Viste un uniforme con la corneta de Correos en el pecho y cada día a las diez de la mañana abre la oficina de los bajos del ayuntamiento. Viene de recoger la correspondencia de Amposta y de revisar que él mismo no haya recibido ninguna multa.

«Es lo primero que hago. Después ya estoy más tranquilo», bromea.

El horario de apertura es de 15 minutos. Los vecinos ya lo saben y pasan puntuales a consultar si han recibido algún paquete o a enviar la correspondencia. Lo que ya no se puede comprar son sellos, ahora todo se hace con estampación mecánica.

LOS BOLOS

Javier se coloca en el local de las entidades, donde también se reúnen la AMPA y la Associació de Caçadors, aficionados aquí a los tordos y a los conejos. Está rodeado de estanterías con trofeos. La mayoría son del juego más querido, los bolos. El campo municipal se encuentra en el patio de la escuela, de manera que sus alumnos, si quisieran, podrían jugar cada día, pese a que se trata más bien de un juego de hombres de edad provecta.

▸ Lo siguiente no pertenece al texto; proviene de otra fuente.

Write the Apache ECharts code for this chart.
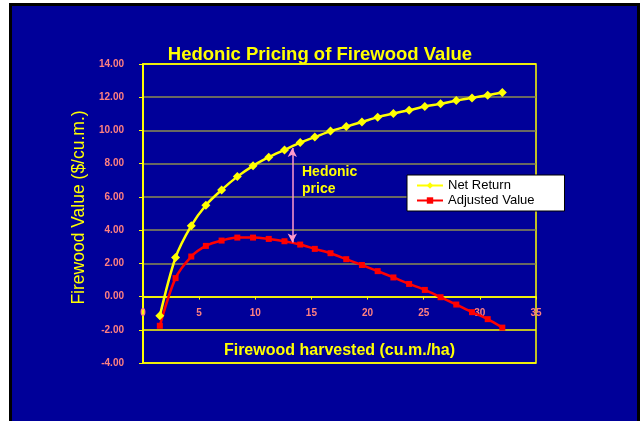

Desde su despacho ve entrar y salir al personal del ayuntamiento, como Alfreda, la aguacila, encargada de leer varias veces el día el bando. Los altavoces del campanario lo propagan a todo el pueblo excepto a las masías más alejadas.

Javier se cruza a menudo con el verdadero centro de gravedad del pueblo, el alcalde, Josep Roncero. Fue maestro durante 50 años y ahora la escuela lleva su nombre.

En la entrada del ayuntamiento hay buzones de 36 apartados de correos. Habían estado todos ocupados, pero ahora solamente hay activos la mitad. Algunos llevan apellidos ingleses: en el pueblo se instaló una pequeña comunidad con la intención de jubilarse en él. Ahora son unos más e, incluso, se ocupan de organizar la cabalgata de los Reyes Magos.

Javier conoce a todo el mundo, acaben de llegar o sean de allí de toda la vida. Los vecinos ya no tienen que identificarse, solo le han de preguntar si tiene «'algo pa mí'». Las conversaciones son cortas, enseguida pasan los 15 minutos y se va a 'pegar la volta' y hacer el reparto.

Cada vez llegan más paquetes comprados por internet, a menudo procedentes directamente desde China. Si solo tiene cartas, el fajo es delgado y lo ata con una goma elástica. Si hay algún certificado de Hacienda, de los que necesitan justificado de recepción, agarra la PDA.

Se sabe de memoria las calles del pueblo. A veces, suelta un «'a vore'» en voz alta, y se queda barruntando durante un rato. Pero rápidamente le vienen a la memoria direcciones, calles, nombres, profesiones y horarios de todo el mundo. Nunca ha utilizado Google Maps.

«Esta ahora no debe estar en casa, que es maestra», piensa cuando llama a un timbre.

APELLIDOS REPETIDOS

Solo duda con los apellidos más repetidos. En Freginals, hay muchos Subirats y Miralles. En Masdenverge, Tomàs y Arasa. Reparte en los dos pueblos, entre uno y otro hay ocho minutos en coche. Los comunica una carretera «'ampla com una sala'», nada que ver con la antigua, que era «'una ruïneta'».

Camina rápido, siguiendo una ruta que conoce desde hace años. Lo primero que hizo cuando le dieron la plaza fue fijarse en las calles empinadas para hacerlas de bajada.

«'Com va? Fent la faena?'», le dicen los que se encuentran con él. Hay casas que ya le dejan la llave para que entre cuando haga falta. Fue así cómo una vez encontró a una abuela desmayada en el suelo. Su llamada al 112 le salvó la vida.

Hoy hace frío y, en la calle, solo encuentra a Maria de cal Roser, que barre delante de su casa con un jersey de Decathlon y una bata encima.

Es un pueblo muy limpio. Pasa solo una máquina cada 15 días, pero todo el mundo se siente responsable de su espacio y s'agrana lo seu. Lo que faltan son comercios.

«'Ans n'hi havia molts més, la gent es gastava la perreta'», suspira.

Ahora solo queda la tienda de pan y comestibles, un par de talleres, el restaurante, la cooperativa, el bar y la farmacia.